Typically, after conducting an investigation and extracting lessons, work procedures are refreshed, briefings are held for representatives, and more. The investigator usually keeps the investigation and the lessons accumulated following it as documents and not documented as lessons. This leads to providing a specific response to a specific case and, on the other hand, reduces the chance of change that would prevent the recurrence of the case in the future. To lead to change and avoid repeating mistakes, a process of lesson management should be maintained.


The knowledge accumulated from collecting experience and lessons should be managed in an insights repository, and options for reusing knowledge assets and accumulated knowledge should be anchored.


Innovation Forum

The work of customer retention centers is based on a basket of solutions designed to convince the customer to stay with us and not turn to a competitor.
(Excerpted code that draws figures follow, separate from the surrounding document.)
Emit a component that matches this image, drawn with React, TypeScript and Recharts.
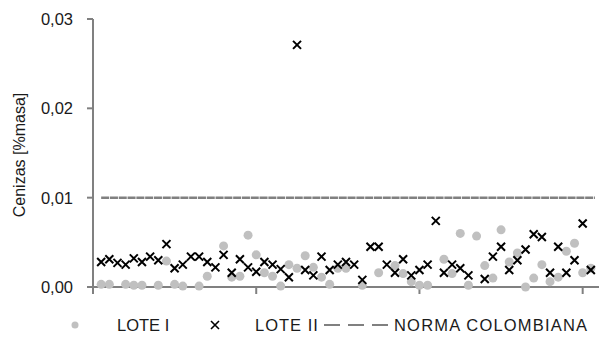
import React from "react";
import { ScatterChart, Scatter, XAxis, YAxis } from "recharts";

// muestra (x) y cenizas (y) de cada lote
const LOTE_I_X = [1, 2, 4, 5, 6, 8, 9, 10, 11, 13, 14, 16, 17, 18, 19, 20, 21, 22, 23, 24, 25, 26, 27, 28, 29, 30, 31, 33, 35, 37, 38, 39, 40, 41, 43, 44, 45, 46, 47, 48, 49, 50, 51, 52, 53, 54, 55, 56, 57, 58, 59, 60, 61];
const LOTE_I_Y = [0.0003, 0.0003, 0.0003, 0.0002, 0.0002, 0.0002, 0.0029, 0.0003, 0.0001, 0.0001, 0.0012, 0.0046, 0.0011, 0.0012, 0.0058, 0.0036, 0.0016, 0.0012, 0.0001, 0.0025, 0.0021, 0.0035, 0.0022, 0.0011, 0.0003, 0.0021, 0.0021, 0.0002, 0.0016, 0.0024, 0.0015, 0.0006, 0.0002, 0.0002, 0.0031, 0.0015, 0.006, 0.0002, 0.0057, 0.0024, 0.001, 0.0064, 0.0028, 0.0038, 0.0, 0.001, 0.0025, 0.0006, 0.0011, 0.004, 0.0049, 0.0016, 0.0021];

const LOTE_II_X = [1, 2, 3, 4, 5, 6, 7, 8, 9, 10, 11, 12, 13, 14, 15, 16, 17, 18, 19, 20, 21, 22, 23, 24, 25, 26, 27, 28, 29, 30, 31, 32, 33, 34, 35, 36, 37, 38, 39, 40, 41, 42, 43, 44, 45, 46, 48, 49, 50, 51, 52, 53, 54, 55, 56, 57, 58, 59, 60, 61];
const LOTE_II_Y = [0.0028, 0.0031, 0.0027, 0.0025, 0.0032, 0.0028, 0.0034, 0.003, 0.0048, 0.0021, 0.0025, 0.0034, 0.0034, 0.0028, 0.0022, 0.0036, 0.0016, 0.0031, 0.0022, 0.0017, 0.0028, 0.0025, 0.002, 0.0011, 0.0271, 0.0019, 0.0013, 0.0034, 0.0019, 0.0025, 0.0028, 0.0025, 0.0008, 0.0045, 0.0045, 0.0025, 0.0016, 0.0031, 0.0013, 0.0019, 0.0025, 0.0074, 0.0016, 0.0025, 0.0021, 0.0013, 0.0009, 0.0034, 0.0045, 0.0019, 0.003, 0.0042, 0.0059, 0.0056, 0.0016, 0.0045, 0.0016, 0.003, 0.0071, 0.0019];

const NORMA_X = [1, 61.5];
const NORMA_Y = [0.01, 0.01];

const X_TICKS = [0, 20, 40, 60];
const Y_TICKS = [0, 0.01, 0.02, 0.03];

const loteI = LOTE_I_X.map((x, i) => ({ x, y: LOTE_I_Y[i] }));
const loteII = LOTE_II_X.map((x, i) => ({ x, y: LOTE_II_Y[i] }));
const norma = NORMA_X.map((x, i) => ({ x, y: NORMA_Y[i] }));

const GREY = "#808080";
const INK = "#1a1a1a";
const FONT = "'Liberation Sans', Arial, sans-serif";

function DotShape({ cx, cy }: any) {
  return <circle cx={cx} cy={cy} r={4.5} fill="#C0C0C0" />;
}

function CrossShape({ cx, cy }: any) {
  const s = 4;
  return (
    <path
      d={`M${cx - s},${cy - s}L${cx + s},${cy + s}M${cx + s},${cy - s}L${cx - s},${cy + s}`}
      stroke="#000"
      strokeWidth={2}
    />
  );
}

const fmt = (v: number) => v.toFixed(2).replace(".", ",");

function Legend() {
  const txt = {
    fontFamily: FONT,
    fontSize: 16.5,
    color: INK,
    position: "absolute" as const,
    top: 315,
    lineHeight: "20px",
    whiteSpace: "nowrap" as const,
  };
  return (
    <>
      <svg style={{ position: "absolute", left: 0, top: 0 }} width={605} height={343}>
        <circle cx={75} cy={325} r={3.5} fill="#C0C0C0" />
        <path d="M211,321L219,329M219,321L211,329" stroke="#000" strokeWidth={1.6} />
        <line x1={324} y1={325} x2={393} y2={325} stroke={GREY} strokeWidth={2} strokeDasharray="16 8" />
      </svg>
      <div style={{ ...txt, left: 117 }}>LOTE I</div>
      <div style={{ ...txt, left: 255, letterSpacing: 1 }}>LOTE II</div>
      <div style={{ ...txt, left: 394, letterSpacing: 1.2 }}>NORMA COLOMBIANA</div>
    </>
  );
}

export default function App() {
  return (
    <div style={{ position: "absolute", left: 0, top: 0, width: 605, height: 343, background: "#fff" }}>
      <ScatterChart width={605} height={343} margin={{ top: 19, right: 6, bottom: 46, left: 0 }}>
        <XAxis
          type="number"
          dataKey="x"
          domain={[0, 62]}
          ticks={X_TICKS}
          tickFormatter={() => ""}
          height={10}
          stroke={GREY}
          strokeWidth={2}
          tickSize={7}
          tickLine={{ stroke: GREY, strokeWidth: 2 }}
          allowDataOverflow
        />
        <YAxis
          type="number"
          dataKey="y"
          domain={[0, 0.03]}
          ticks={Y_TICKS}
          tickFormatter={fmt}
          width={93}
          stroke={GREY}
          strokeWidth={2}
          tickSize={6}
          tickMargin={14}
          tickLine={{ stroke: GREY, strokeWidth: 2 }}
          tick={{ fill: INK, fontSize: 16.5, fontFamily: FONT }}
          label={{
            content: () => (
              <text
                x={19}
                y={155}
                transform="rotate(-90 19 155)"
                textAnchor="middle"
                dominantBaseline="central"
                fill={INK}
                fontSize={16}
                fontFamily={FONT}
              >
                Cenizas [%masa]
              </text>
            ),
          }}
        />
        <Scatter
          data={norma}
          line={{ stroke: GREY, strokeWidth: 2.5, strokeDasharray: "8 0.8" }}
          shape={() => null}
          isAnimationActive={false}
        />
        <Scatter data={loteI} shape={DotShape} isAnimationActive={false} />
        <Scatter data={loteII} shape={CrossShape} isAnimationActive={false} />
      </ScatterChart>
      <Legend />
    </div>
  );
}
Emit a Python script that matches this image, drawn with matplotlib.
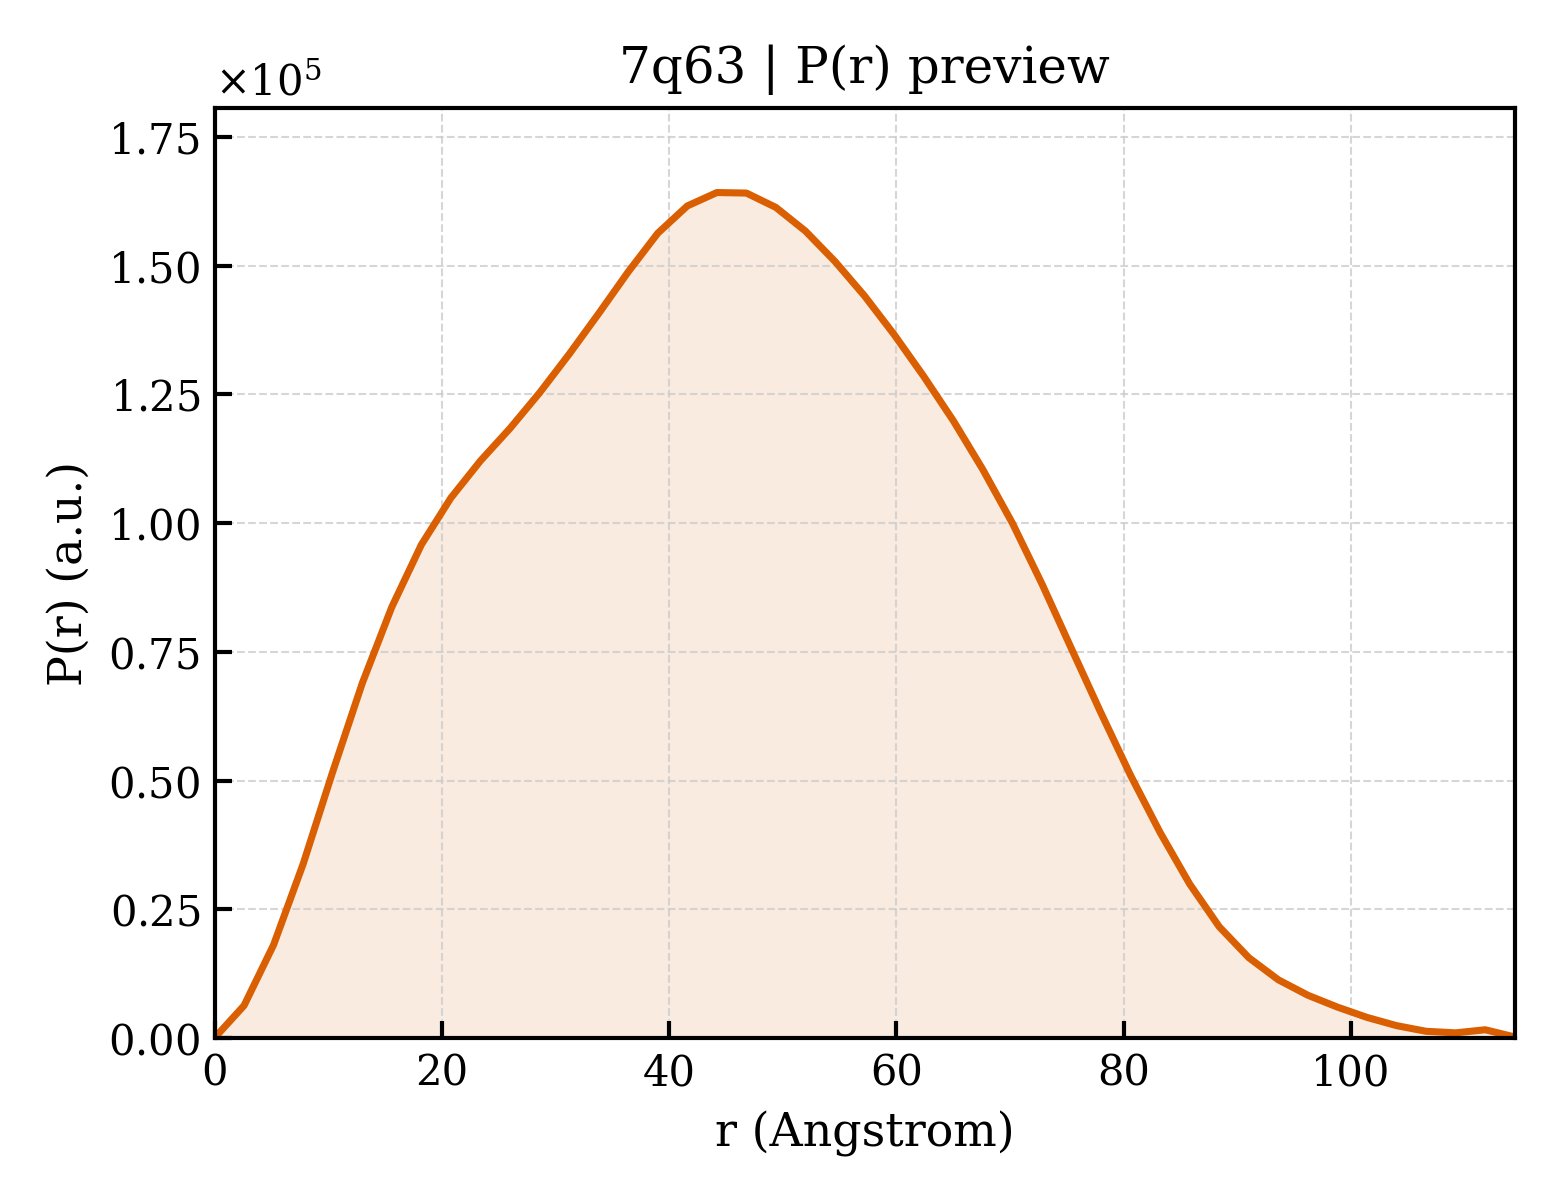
import matplotlib

matplotlib.use("Agg")
import matplotlib.pyplot as plt
from matplotlib.ticker import MultipleLocator, ScalarFormatter

# P(r) preview, 7q63
r = [
    0.0, 2.6, 5.2, 7.8, 10.4, 13.0, 15.6, 18.2, 20.8, 23.4, 26.0, 28.6,
    31.2, 33.8, 36.4, 39.0, 41.6, 44.2, 46.8, 49.4, 52.0, 54.6, 57.2, 59.8,
    62.4, 65.0, 67.6, 70.2, 72.8, 75.4, 78.0, 80.6, 83.2, 85.8, 88.4, 91.0,
    93.6, 96.2, 98.8, 101.4, 104.0, 106.6, 109.2, 111.8, 114.4,
]
pr_e5 = [
    0.000, 0.063, 0.181, 0.338, 0.517, 0.689, 0.837, 0.958, 1.049, 1.121,
    1.184, 1.253, 1.328, 1.407, 1.488, 1.563, 1.616, 1.642, 1.641, 1.613,
    1.567, 1.508, 1.441, 1.366, 1.285, 1.199, 1.104, 1.000, 0.882, 0.756,
    0.631, 0.510, 0.399, 0.299, 0.216, 0.156, 0.113, 0.083, 0.060, 0.040,
    0.024, 0.013, 0.010, 0.016, 0.002,
]
pr = [v * 1e5 for v in pr_e5]

COLOR = "#d95f02"

plt.rcParams["font.family"] = "DejaVu Serif"
plt.rcParams["mathtext.fontset"] = "dejavuserif"

fig, ax = plt.subplots(figsize=(5.2, 4.0), dpi=300)
fig.subplots_adjust(left=0.1375, right=0.971, bottom=0.135, top=0.91)

ax.fill_between(r, pr, 0, color=COLOR, alpha=0.12, lw=0)
ax.plot(r, pr, color=COLOR, lw=1.7)

ax.set_xlim(0, max(r))
ax.set_ylim(0, max(pr) * 1.1)
ax.yaxis.set_major_locator(MultipleLocator(25000))
fmt = ScalarFormatter(useMathText=True)
fmt.set_powerlimits((0, 0))
ax.yaxis.set_major_formatter(fmt)
ax.yaxis.get_offset_text().set_fontsize(10)

ax.tick_params(direction="in", length=4, width=1.0, labelsize=10)
for s in ax.spines.values():
    s.set_linewidth(1.0)
ax.grid(True, ls="--", lw=0.5, color="#cccccc", alpha=0.8)

ax.set_xlabel("r (Angstrom)", fontsize=11)
ax.set_ylabel("P(r) (a.u.)", fontsize=11)
ax.set_title("7q63 | P(r) preview", fontsize=12)

fig.savefig("out.png", dpi=300)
But "nothing lasts forever." One of our greatest sins is reusing existing solutions that may no longer "do the job." Establishing and maintaining an innovation forum will lead to new knowledge and, from there, to refreshing existing solutions and creating new ones.


The competition between companies, where all means are legitimate, and information passes between companies through mystery shoppers and more adds importance to the need for an innovation forum. Its main purpose is to create a competitive advantage through new solutions that differentiate our basket of solutions from competitors. The innovation forum should be built based on a heterogeneous group of role holders (customer service representatives, customer retention representatives, team leaders, marketing department representatives, and more) to get the most benefit from the innovation forum. These will bring a knowledge load, each from their field, and a perspective with a corresponding character. Within the forum, it is recommended to conduct guided brainstorming sessions to raise new ideas and build new tools that will repel competitors' offers. These tools that will be created will give us the required competitive advantage. Organizations that do not maintain innovation forums may stand still, sometimes retreating backward in the intricacies of relentless competition. There is an advantage to having face-to-face meetings in this forum, backed by a collaborative working environment where products, processes, and thoughts can be shared.


Conclusion

Customer retention centers are knowledge-intensive centers. The level of risk arising from not managing knowledge is very high and can significantly damage the organizational growth engine.


In this review, we have provided examples of several tools that provide a systematic solution for knowledge management in a customer retention center. These tools, accompanied by nurturing culture and enforcing complementary knowledge-sharing processes, can significantly reduce the number of customers who actually leave.


Knowledge management in a customer retention center can be a significant component of success.